In Philips, the expert had given evidence and had been tested in cross-examination. It is in that context that the Judge held that the only warning required by expert witnesses as to the potential consequences of their giving evidence was the self-evident one set out in the 1998 Rules and in the declaration that the expert signed. That declaration made it clear that the expert could be the subject matter of contempt proceedings. Bearing in mind the severity of those sanctions one expected an expert to be alive to potentially adverse consequences in the event that he breached his duty to the court, Orchard v South Eastern Electricity Board  Q.B. 565 applied.
It is envisaged under the s51 procedure that the Trial Judge will determine the application for costs against the third party. However, in circumstances where a Judge made adverse findings against an expert who had not taken part in the actual trial (on the basis of the claimant’s evidence only, for example), query whether a later hearing by the same Judge to determine that experts costs liability would potentially engage the expert’s Article 6 rights.

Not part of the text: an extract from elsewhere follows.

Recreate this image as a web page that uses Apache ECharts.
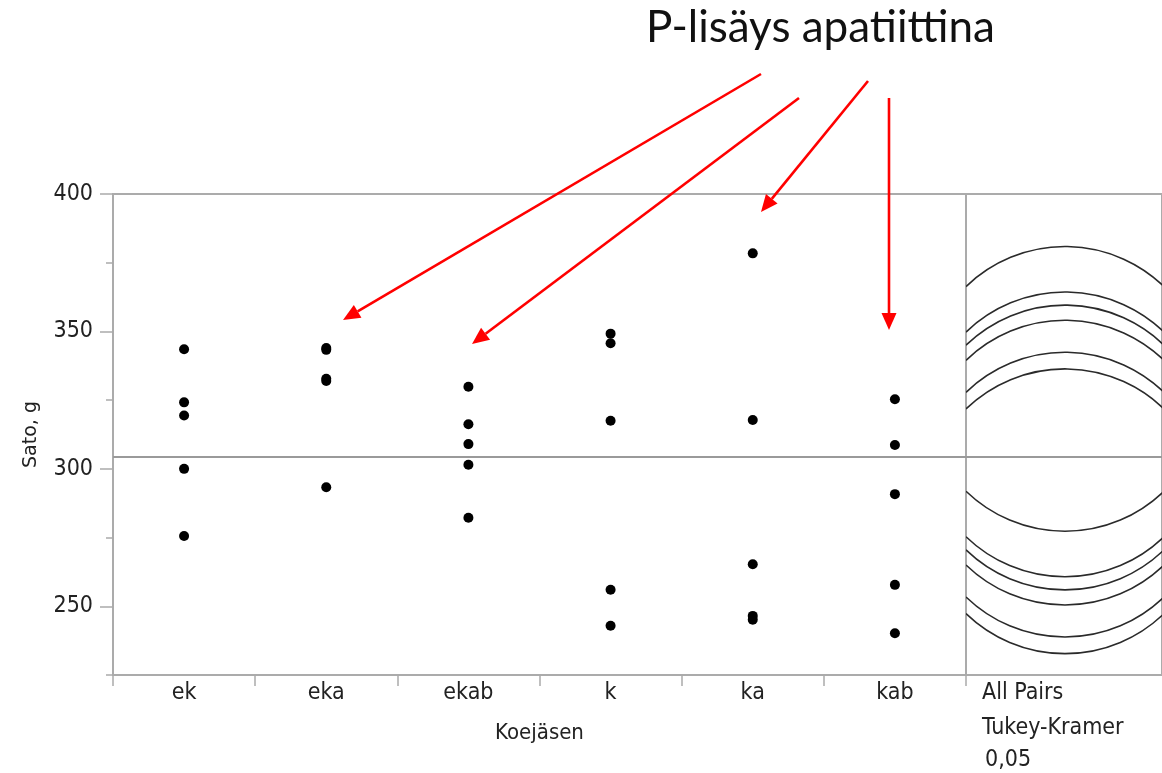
<!DOCTYPE html>
<html>
<head>
<meta charset="utf-8">
<script src="https://cdn.jsdelivr.net/npm/echarts@6/dist/echarts.min.js"></script>
<style>
  html, body { margin: 0; padding: 0; background: #fff; }
  #chart { width: 1162px; height: 773px; }
</style>
</head>
<body>
<div id="chart"></div>
<script>
// groups on the x axis
const categories = ['ek', 'eka', 'ekab', 'k', 'ka', 'kab']

// yield (Sato, g) per group
const ekValues = [343.5, 324.2, 319.4, 300.0, 275.6]
const ekaValues = [344.0, 343.3, 332.8, 332.0, 293.3]
const ekabValues = [329.9, 316.2, 309.0, 301.5, 282.2]
const kValues = [349.2, 345.7, 317.5, 256.0, 242.9]
const kaValues = [378.4, 317.8, 265.3, 246.5, 245.1]
const kabValues = [325.3, 308.7, 290.8, 257.8, 240.2]

// y axis
const yMin = 225
const yMax = 400
const yMajorTicks = [250, 300, 350, 400]
const yMinorTicks = [225, 275, 325, 375]

// Tukey-Kramer comparison circle radius (y units)
const circleRadius = 51.8

const groups = [ekValues, ekaValues, ekabValues, kValues, kaValues, kabValues]
const mean = (a) => a.reduce((s, v) => s + v, 0) / a.length
const groupMeans = groups.map(mean)
const grandMean = mean(groups.flat())

const AXIS_GRAY = '#ababab'
const TEXT = '#222'
const FONT = '"DejaVu Sans Condensed", "Open Sans", sans-serif'

const scatterData = []
groups.forEach((vals, i) => vals.forEach((v) => scatterData.push([categories[i], v])))

// comparison circle, clipped to the left edge of the panel
function renderCircle(params, api) {
  const cs = params.coordSys
  const cx = cs.x + 99
  const cy = api.coord([0, api.value(1)])[1]
  const r = api.size([0, circleRadius])[1]
  const d = (cs.x - cx) / r
  const a = d <= -1 ? Math.PI : Math.acos(d)
  return {
    type: 'arc',
    shape: { cx, cy, r, startAngle: -a, endAngle: a, clockwise: true },
    style: { fill: 'none', stroke: '#2a2a2a', lineWidth: 1.6 },
  }
}

function arrow(x1, y1, x2, y2) {
  const ang = Math.atan2(y2 - y1, x2 - x1)
  const len = 17, half = 7.5
  const bx = x2 - len * Math.cos(ang), by = y2 - len * Math.sin(ang)
  const px = -Math.sin(ang) * half, py = Math.cos(ang) * half
  return {
    type: 'group',
    children: [
      { type: 'line', shape: { x1, y1, x2: bx, y2: by }, style: { stroke: '#ff0000', lineWidth: 2.6 } },
      { type: 'polygon', shape: { points: [[x2, y2], [bx + px, by + py], [bx - px, by - py]] }, style: { fill: '#ff0000' } },
    ],
  }
}

function note(text, x, y) {
  return {
    type: 'text',
    x,
    y,
    style: { text, fontSize: 23, fontFamily: FONT, fill: TEXT, verticalAlign: 'middle' },
  }
}

const meanLine = {
  silent: true,
  animation: false,
  symbol: ['none', 'none'],
  label: { show: false },
  lineStyle: { color: '#9a9a9a', width: 2, type: 'solid' },
  data: [{ yAxis: grandMean }],
}

const chart = echarts.init(document.getElementById('chart'), null, { renderer: 'canvas' })

chart.setOption({
  animation: false,
  backgroundColor: '#fff',
  textStyle: { fontFamily: FONT },
  grid: [
    { left: 113, top: 194, width: 853, height: 481, show: true, borderColor: AXIS_GRAY, borderWidth: 2 },
    { left: 966, top: 194, width: 230, height: 481, show: true, borderColor: AXIS_GRAY, borderWidth: 2 },
  ],
  xAxis: [
    {
      type: 'category',
      gridIndex: 0,
      data: categories,
      axisLine: { lineStyle: { color: AXIS_GRAY, width: 2 } },
      axisTick: { show: true, length: 11, lineStyle: { color: AXIS_GRAY, width: 1.5 } },
      axisLabel: { color: TEXT, fontSize: 23, margin: 7, fontFamily: FONT },
      splitLine: { show: false },
      name: 'Koejäsen',
      nameLocation: 'middle',
      nameGap: 47,
      nameTextStyle: { color: TEXT, fontSize: 22, fontFamily: FONT },
    },
    { type: 'value', gridIndex: 1, min: 0, max: 1, show: false },
  ],
  yAxis: [
    {
      type: 'value',
      gridIndex: 0,
      min: yMin,
      max: yMax,
      interval: 25,
      axisLine: { show: true, lineStyle: { color: AXIS_GRAY, width: 2 } },
      axisTick: { show: true, length: 13, customValues: yMajorTicks, lineStyle: { color: AXIS_GRAY, width: 1.5 } },
      axisLabel: { color: TEXT, fontSize: 23, margin: 20, customValues: yMajorTicks, fontFamily: FONT },
      splitLine: { show: false },
      name: 'Sato, g',
      nameLocation: 'middle',
      nameGap: 72,
      nameTextStyle: { color: TEXT, fontSize: 19, fontFamily: '"DejaVu Sans", sans-serif' },
    },
    {
      type: 'value',
      gridIndex: 0,
      position: 'left',
      min: yMin,
      max: yMax,
      interval: 25,
      axisLine: { show: false },
      axisTick: { show: true, length: 7, customValues: yMinorTicks, lineStyle: { color: AXIS_GRAY, width: 1.5 } },
      axisLabel: { show: false },
      splitLine: { show: false },
    },
    { type: 'value', gridIndex: 1, min: yMin, max: yMax, show: false },
  ],
  series: [
    {
      type: 'scatter',
      xAxisIndex: 0,
      yAxisIndex: 0,
      symbol: 'circle',
      symbolSize: 10,
      itemStyle: { color: '#000', opacity: 1 },
      data: scatterData,
      markLine: meanLine,
      z: 3,
    },
    {
      type: 'custom',
      xAxisIndex: 1,
      yAxisIndex: 2,
      renderItem: renderCircle,
      data: groupMeans.map((m) => [0, m]),
      markLine: meanLine,
      clip: true,
    },
  ],
  graphic: [
    {
      type: 'text',
      left: 646,
      top: 6,
      style: { text: 'P-lisäys apatiittina', fontSize: 44, fontFamily: 'Lato, sans-serif', fill: '#111' },
    },
    note('All Pairs', 982, 693),
    note('Tukey-Kramer', 982, 728),
    note('0,05', 985, 760),
    arrow(761, 74, 343, 320),
    arrow(799, 98, 472, 344),
    arrow(868, 81, 761, 212),
    arrow(889, 98, 889, 330),
  ],
})
</script>
</body>
</html>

An expert could legitimately complain that the complaints against him/her had been pre-determined without the expert’s presence and in such circumstances a fair trial was not possible. An alternative may be for the Judge to recuse himself/herself and direct that any Judge hearing the matter should not consider themselves bound by the findings made as regards the expert evidence. It is likely that the Applicant would vigorously oppose any such suggested approach.
With the advent of QWOCS protection, Defendants are understandably looking to exploit the legitimate opportunities they have to recover their costs outlay in successfully defended claims. That legitimate right must, of course, be balanced by the entitlement of experts to give robust and sometimes unpopular opinions, unfettered by concerns that they may be in the firing line for costs applications should the party for whom they act, ultimately lose. It is a balancing act that the courts are likely to have to undertake on a more frequent basis in the future.